EXERCISE: Search the material below for the word "matplotlib" and copy every line in which it occurs.

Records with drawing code
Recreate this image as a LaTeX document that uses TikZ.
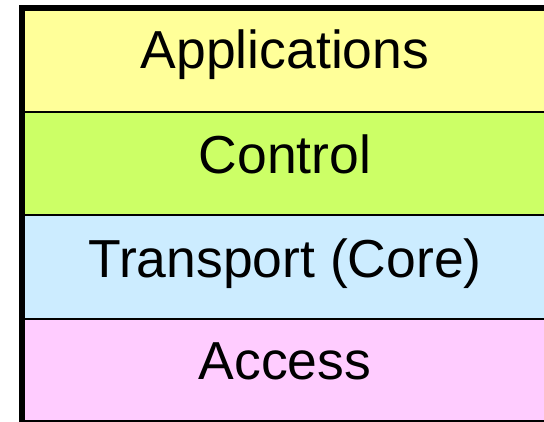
\documentclass[tikz,border=0pt]{standalone}
\usepackage{fontspec}
\setmainfont{Liberation Sans}
\definecolor{layyellow}{HTML}{FFFF99}
\definecolor{laygreen}{HTML}{CCFF66}
\definecolor{layblue}{HTML}{CCECFF}
\definecolor{laypink}{HTML}{FFCCFF}
\tikzset{
  lbl/.style={anchor=base, inner sep=0pt, font=\fontsize{53.5}{60}\selectfont},
  divider/.style={line width=2pt, draw=black},
}
\begin{document}
\begin{tikzpicture}[x=1pt,y=1pt]
\useasboundingbox (0,0) rectangle (544,422);
% bands
\fill[layyellow] (25,310) rectangle (544,411);
\fill[laygreen]  (25,207) rectangle (544,310);
\fill[layblue]   (25,103) rectangle (544,207);
\fill[laypink]   (25,1)   rectangle (544,103);
% dividers
\coordinate (d1l) at (25,310); \coordinate (d1r) at (544,310);
\coordinate (d2l) at (25,207); \coordinate (d2r) at (544,207);
\coordinate (d3l) at (25,103); \coordinate (d3r) at (544,103);
\coordinate (bl) at (19,1);   \coordinate (br) at (544,1);
\draw[divider] (d1l) -- (d1r);
\draw[divider] (d2l) -- (d2r);
\draw[divider] (d3l) -- (d3r);
\draw[divider] (bl) -- (br);
% thick frame left and top
\coordinate (tl) at (22,414);
\coordinate (tr) at (544,414);
\coordinate (lb) at (22,0);
\draw[line width=6pt, line cap=rect] (lb) -- (tl);
\draw[line width=6pt] (tl) -- (tr);
% labels
\node[lbl] (app) at (285,353) {Applications};
\node[lbl] (ctl) at (285,248) {Control};
\node[lbl] (trn) at (285,144) {Transport (Core)};
\node[lbl] (acc) at (285,42)  {Access};
\end{tikzpicture}
\end{document}
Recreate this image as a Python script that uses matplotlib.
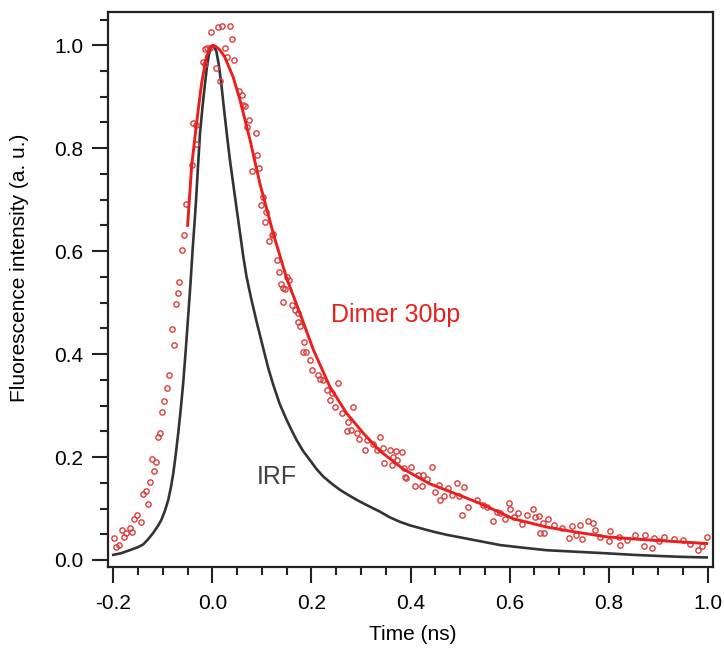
import matplotlib
matplotlib.use('Agg')
import matplotlib.pyplot as plt
from matplotlib.ticker import MultipleLocator, FormatStrFormatter

plt.rcParams['font.family'] = ['Liberation Sans', 'DejaVu Sans']
plt.rcParams['axes.unicode_minus'] = False

# IRF (instrument response)
irf_t = [-0.200, -0.185, -0.167, -0.150, -0.140, -0.130, -0.120, -0.110, -0.103, -0.096,
         -0.089, -0.084, -0.079, -0.074, -0.069, -0.064, -0.059, -0.054, -0.049, -0.044,
         -0.040, -0.036, -0.033, -0.029, -0.025, -0.020, -0.015, -0.011, -0.007, -0.003,
         0.000, 0.004, 0.008, 0.013, 0.018, 0.023, 0.029, 0.035, 0.042, 0.049,
         0.056, 0.062, 0.069, 0.079, 0.090, 0.103, 0.113, 0.123, 0.136, 0.150,
         0.160, 0.170, 0.183, 0.197, 0.210, 0.224, 0.240, 0.258, 0.275, 0.291,
         0.315, 0.338, 0.358, 0.379, 0.400, 0.419, 0.446, 0.473, 0.500, 0.527,
         0.554, 0.581, 0.608, 0.636, 0.675, 0.735, 0.796, 0.850, 0.897, 0.950,
         0.998]
irf_i = [0.010, 0.013, 0.019, 0.025, 0.030, 0.040, 0.052, 0.066, 0.078, 0.095,
         0.117, 0.140, 0.168, 0.205, 0.246, 0.292, 0.343, 0.405, 0.472, 0.540,
         0.602, 0.655, 0.699, 0.765, 0.829, 0.880, 0.925, 0.958, 0.982, 0.996,
         1.000, 0.997, 0.988, 0.962, 0.925, 0.880, 0.829, 0.780, 0.731, 0.682,
         0.634, 0.592, 0.550, 0.505, 0.460, 0.410, 0.372, 0.340, 0.303, 0.272,
         0.252, 0.233, 0.212, 0.194, 0.177, 0.162, 0.149, 0.136, 0.126, 0.117,
         0.105, 0.094, 0.083, 0.074, 0.067, 0.062, 0.055, 0.049, 0.044, 0.039,
         0.034, 0.029, 0.026, 0.023, 0.019, 0.016, 0.013, 0.010, 0.008, 0.006,
         0.005]

# fit curve for the dimer
fit_t = [-0.050, -0.042, -0.032, -0.022, -0.012, -0.004, 0.002, 0.008, 0.016, 0.025,
         0.042, 0.056, 0.076, 0.096, 0.123, 0.150, 0.177, 0.204, 0.237, 0.271,
         0.305, 0.338, 0.385, 0.439, 0.493, 0.540, 0.608, 0.675, 0.729, 0.796,
         0.864, 0.931, 0.998]
fit_i = [0.650, 0.764, 0.848, 0.925, 0.978, 0.996, 1.000, 0.997, 0.990, 0.977,
         0.938, 0.893, 0.816, 0.731, 0.634, 0.547, 0.479, 0.408, 0.337, 0.285,
         0.246, 0.212, 0.177, 0.148, 0.128, 0.110, 0.080, 0.064, 0.055, 0.045,
         0.040, 0.036, 0.032]

# measured dimer points
dim_t = [-0.198, -0.194, -0.189, -0.182, -0.179, -0.175, -0.167, -0.162, -0.158, -0.153,
         -0.145, -0.141, -0.135, -0.129, -0.125, -0.121, -0.118, -0.113, -0.109, -0.106,
         -0.101, -0.097, -0.092, -0.088, -0.082, -0.078, -0.074, -0.070, -0.067, -0.062,
         -0.058, -0.054, -0.042, -0.039, -0.033, -0.033, -0.018, -0.015, -0.014, -0.010,
         -0.005, -0.002, 0.008, 0.012, 0.015, 0.020, 0.025, 0.030, 0.035, 0.039,
         0.043, 0.054, 0.059, 0.062, 0.066, 0.069, 0.074, 0.079, 0.088, 0.091,
         0.095, 0.099, 0.103, 0.106, 0.109, 0.115, 0.120, 0.123, 0.130, 0.135,
         0.138, 0.142, 0.143, 0.146, 0.150, 0.155, 0.160, 0.167, 0.173, 0.173,
         0.177, 0.182, 0.184, 0.190, 0.197, 0.202, 0.214, 0.217, 0.224, 0.231,
         0.237, 0.241, 0.247, 0.254, 0.261, 0.271, 0.274, 0.279, 0.283, 0.291,
         0.295, 0.308, 0.312, 0.325, 0.332, 0.338, 0.344, 0.347, 0.359, 0.362,
         0.364, 0.370, 0.372, 0.382, 0.387, 0.389, 0.391, 0.402, 0.410, 0.416,
         0.423, 0.426, 0.433, 0.443, 0.449, 0.458, 0.460, 0.467, 0.476, 0.483,
         0.493, 0.498, 0.504, 0.507, 0.517, 0.534, 0.547, 0.555, 0.567, 0.574,
         0.581, 0.591, 0.598, 0.601, 0.608, 0.618, 0.625, 0.636, 0.647, 0.652,
         0.660, 0.662, 0.668, 0.670, 0.678, 0.690, 0.706, 0.720, 0.727, 0.735,
         0.743, 0.746, 0.759, 0.768, 0.773, 0.783, 0.800, 0.803, 0.820, 0.823,
         0.837, 0.854, 0.871, 0.874, 0.887, 0.891, 0.901, 0.911, 0.931, 0.951,
         0.965, 0.981, 0.988, 0.998]
dim_i = [0.043, 0.025, 0.029, 0.058, 0.044, 0.052, 0.063, 0.055, 0.079, 0.087,
         0.074, 0.129, 0.135, 0.109, 0.152, 0.197, 0.173, 0.191, 0.238, 0.247,
         0.288, 0.308, 0.335, 0.359, 0.449, 0.417, 0.497, 0.518, 0.540, 0.603,
         0.631, 0.691, 0.767, 0.848, 0.845, 0.809, 0.968, 0.964, 0.992, 0.994,
         0.994, 1.025, 0.955, 1.036, 0.930, 1.038, 0.994, 0.977, 1.038, 1.013,
         0.972, 0.911, 0.903, 0.883, 0.882, 0.841, 0.854, 0.756, 0.829, 0.786,
         0.761, 0.689, 0.706, 0.657, 0.676, 0.620, 0.631, 0.634, 0.583, 0.560,
         0.536, 0.502, 0.528, 0.526, 0.550, 0.544, 0.495, 0.485, 0.480, 0.463,
         0.454, 0.405, 0.424, 0.405, 0.388, 0.369, 0.359, 0.351, 0.350, 0.330,
         0.311, 0.324, 0.298, 0.343, 0.285, 0.251, 0.269, 0.252, 0.298, 0.246,
         0.236, 0.214, 0.233, 0.225, 0.214, 0.239, 0.217, 0.188, 0.214, 0.184,
         0.201, 0.212, 0.194, 0.210, 0.178, 0.162, 0.159, 0.180, 0.144, 0.165,
         0.144, 0.165, 0.157, 0.180, 0.133, 0.146, 0.117, 0.124, 0.139, 0.126,
         0.149, 0.124, 0.087, 0.141, 0.103, 0.117, 0.107, 0.103, 0.076, 0.094,
         0.091, 0.079, 0.110, 0.100, 0.083, 0.091, 0.070, 0.087, 0.100, 0.084,
         0.085, 0.052, 0.071, 0.053, 0.079, 0.068, 0.062, 0.042, 0.066, 0.049,
         0.068, 0.040, 0.076, 0.072, 0.058, 0.045, 0.037, 0.057, 0.045, 0.029,
         0.039, 0.049, 0.027, 0.049, 0.023, 0.042, 0.036, 0.045, 0.040, 0.039,
         0.032, 0.019, 0.027, 0.045]

red = '#e8201e'
fig = plt.figure(figsize=(7.24, 6.48), dpi=100)
ax = fig.add_axes([0.149, 0.125, 0.836, 0.856])

ax.plot(irf_t, irf_i, color='#333333', lw=1.9, zorder=2)
ax.plot(dim_t, dim_i, 'o', ms=3.8, mfc='none', mec='#dd3c3c', mew=1.0, zorder=3)
ax.plot(fit_t, fit_i, color=red, lw=2.1, zorder=4)

ax.text(0.37, 0.476, 'Dimer 30bp', color=red, fontsize=18, ha='center', va='center')
ax.text(0.131, 0.161, 'IRF', color='#404040', fontsize=18, ha='center', va='center')

ax.set_xlim(-0.211, 1.011)
ax.set_ylim(-0.0136, 1.064)

ax.xaxis.set_major_locator(MultipleLocator(0.2))
ax.xaxis.set_minor_locator(MultipleLocator(0.05))
ax.yaxis.set_major_locator(MultipleLocator(0.2))
ax.yaxis.set_minor_locator(MultipleLocator(0.05))
ax.xaxis.set_major_formatter(FormatStrFormatter('%.1f'))
ax.yaxis.set_major_formatter(FormatStrFormatter('%.1f'))

ax.tick_params(which='both', direction='out', top=False, right=False, width=1.5, color='#222222')
ax.tick_params(which='major', length=11.5, labelsize=15)
ax.tick_params(which='minor', length=5.8)
ax.tick_params(axis='x', which='major', pad=8)
ax.tick_params(axis='y', which='major', pad=6)
for s in ax.spines.values():
    s.set_linewidth(1.6)
    s.set_color('#222222')

ax.set_xlabel('Time (ns)', fontsize=15)
ax.set_ylabel('Fluorescence intensity (a. u.)', fontsize=15)
ax.xaxis.set_label_coords(0.504, -0.105)
ax.yaxis.set_label_coords(-0.13, 0.54)

plt.savefig('out.png', dpi=100)
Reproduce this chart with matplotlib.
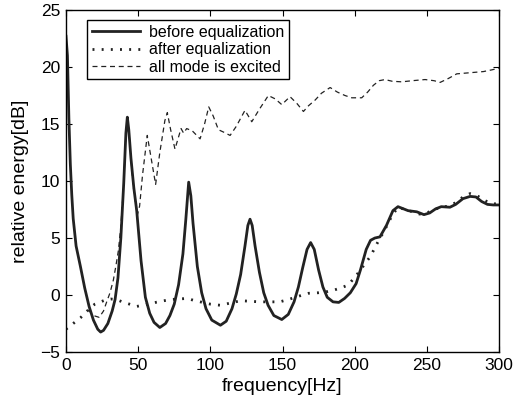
import matplotlib.pyplot as plt

# before equalization (solid line)
f_before = [0, 1, 2, 3, 4, 5, 7, 10, 13, 16, 19, 22, 24, 26, 29, 32, 34, 36, 38, 40,
            41.5, 42.5, 43.5, 45, 47, 49, 52, 55, 58, 61, 65, 69, 72, 75, 78, 81, 83,
            85, 86.5, 88, 91, 94, 97, 101, 107, 111, 115, 118, 121, 124, 126, 127.5,
            129, 131, 134, 137, 140, 144, 149.5, 154, 158, 161, 164, 167, 169.5, 172,
            175, 178, 181, 185, 189, 193, 197, 201, 204, 208, 211, 214, 217.5, 222,
            226.5, 230, 233, 237, 240, 243, 248, 252, 256, 260, 266, 270, 275, 280,
            284, 288, 292, 296, 300]
e_before = [22.7, 21.0, 15.5, 11.5, 8.8, 6.7, 4.3, 2.5, 0.6, -1.0, -2.2, -3.0, -3.25,
            -3.1, -2.5, -1.4, -0.4, 1.5, 5.0, 9.8, 14.2, 15.6, 14.5, 12.0, 9.4, 7.4,
            3.0, -0.2, -1.6, -2.4, -2.85, -2.5, -1.8, -0.8, 0.9, 3.6, 6.6, 9.9, 8.7,
            6.3, 2.5, 0.2, -1.2, -2.2, -2.65, -2.3, -1.2, 0.1, 1.8, 4.3, 6.1, 6.65,
            6.1, 4.3, 2.0, 0.2, -0.9, -1.8, -2.15, -1.7, -0.6, 0.7, 2.4, 4.0, 4.6, 4.0,
            2.2, 0.7, -0.2, -0.6, -0.65, -0.3, 0.2, 1.0, 2.2, 4.0, 4.8, 5.0, 5.1, 6.1,
            7.4, 7.75, 7.6, 7.4, 7.35, 7.3, 7.05, 7.2, 7.55, 7.75, 7.7, 7.95, 8.45,
            8.65, 8.6, 8.2, 7.95, 7.9, 7.9]

# after equalization (dotted line)
f_after = [0, 2, 6, 10, 14, 17, 20, 24, 28, 31, 35, 39, 44, 49, 55, 60, 66, 72, 78,
           84, 88, 93, 100, 107, 114, 121, 128, 134, 141, 148, 154, 160, 168, 175,
           181, 186, 190, 194, 197, 201, 204, 208, 211, 215, 219, 222, 226, 230, 235,
           240, 245, 250, 255, 260, 265, 270, 275, 280, 285, 290, 295, 300]
e_after = [-3.0, -2.8, -2.4, -2.0, -1.5, -1.1, -0.8, -0.6, -0.4, -0.35, -0.4, -0.6,
           -0.8, -1.0, -0.85, -0.7, -0.55, -0.4, -0.35, -0.3, -0.45, -0.6, -0.8, -0.9,
           -0.7, -0.5, -0.55, -0.6, -0.6, -0.6, -0.4, -0.15, 0.15, 0.2, 0.3, 0.45,
           0.6, 0.8, 1.1, 1.7, 2.2, 2.9, 3.4, 4.4, 5.3, 6.0, 7.0, 7.7, 7.5, 7.3, 7.1,
           7.2, 7.5, 7.7, 7.8, 8.1, 8.6, 8.9, 8.7, 8.3, 8.0, 8.0]

# all mode is excited (dashed line)
f_all = [15.5, 19, 23, 26, 28.2, 30.5, 32.8, 34.5, 36.3, 38, 40, 41.5, 42.5, 43.5,
         45, 46.5, 49.4, 51, 53, 56.3, 59, 62.1, 65, 68.5, 70.2, 72.5, 75.5, 79.7,
         81.5, 83.6, 87.5, 92.9, 96, 98.9, 102, 105.6, 109, 113.7, 118, 124, 128.7,
         134, 140.2, 145, 149.5, 155.2, 160, 164.5, 168, 172.6, 177, 183, 188, 193.3,
         198, 204.9, 209, 213, 217, 221, 226, 232.6, 240, 248.8, 255, 259.2, 265,
         270.7, 280, 289.2, 295, 300]
e_all = [-1.3, -1.8, -1.96, -1.4, -0.6, 0.2, 1.3, 2.5, 3.9, 6.0, 9.8, 14.2, 15.6,
         14.5, 12.0, 9.6, 7.0, 7.8, 10.5, 14.0, 12.0, 9.7, 12.5, 15.3, 16.0, 14.5,
         12.8, 14.6, 14.2, 14.6, 14.4, 13.7, 15.0, 16.5, 15.7, 14.5, 14.3, 14.0,
         14.8, 16.2, 15.2, 16.3, 17.5, 17.2, 16.7, 17.4, 16.8, 16.1, 16.6, 17.1,
         17.7, 18.2, 17.8, 17.5, 17.3, 17.3, 17.8, 18.4, 18.8, 18.9, 18.75, 18.7,
         18.8, 18.9, 18.8, 18.65, 19.0, 19.4, 19.5, 19.6, 19.75, 19.9]

plt.rcParams['font.family'] = ['Liberation Sans', 'DejaVu Sans']

fig = plt.figure(figsize=(5.25, 4.07), dpi=100)
ax = fig.add_axes([0.1257, 0.1351, 0.8248, 0.8403])

ax.plot(f_before, e_before, color='#222222', lw=2.0, label='before equalization')
ax.plot(f_after, e_after, color='#222222', lw=2.0, linestyle=(0, (0.7, 2.6)),
        label='after equalization')
ax.plot(f_all, e_all, color='#222222', lw=0.9, linestyle=(0, (4, 3)),
        label='all mode is excited')

ax.set_xlim(0, 300)
ax.set_ylim(-5, 25)
ax.set_xticks([0, 50, 100, 150, 200, 250, 300])
ax.set_yticks([-5, 0, 5, 10, 15, 20, 25])
ax.tick_params(direction='in', top=True, right=True, labelsize=12.5, length=4, pad=4)
for s in ax.spines.values():
    s.set_linewidth(1.0)

ax.set_xlabel('frequency[Hz]', fontsize=14, labelpad=4)
ax.set_ylabel('relative energy[dB]', fontsize=14, labelpad=8)

leg = ax.legend(loc='upper left', bbox_to_anchor=(0.0485, 0.971), borderaxespad=0,
                fontsize=11.5, handlelength=3, labelspacing=0.15, fancybox=False,
                framealpha=1, edgecolor='black', borderpad=0.3, handletextpad=0.6)
leg.get_frame().set_linewidth(1.0)

fig.savefig('out.png', dpi=100)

COMPLETE ANSWER:
Recreate this image as a Python script that uses matplotlib.
import matplotlib
matplotlib.use('Agg')
import matplotlib.pyplot as plt
from matplotlib.ticker import MultipleLocator, FormatStrFormatter
Reproduce this chart with matplotlib.
import matplotlib.pyplot as plt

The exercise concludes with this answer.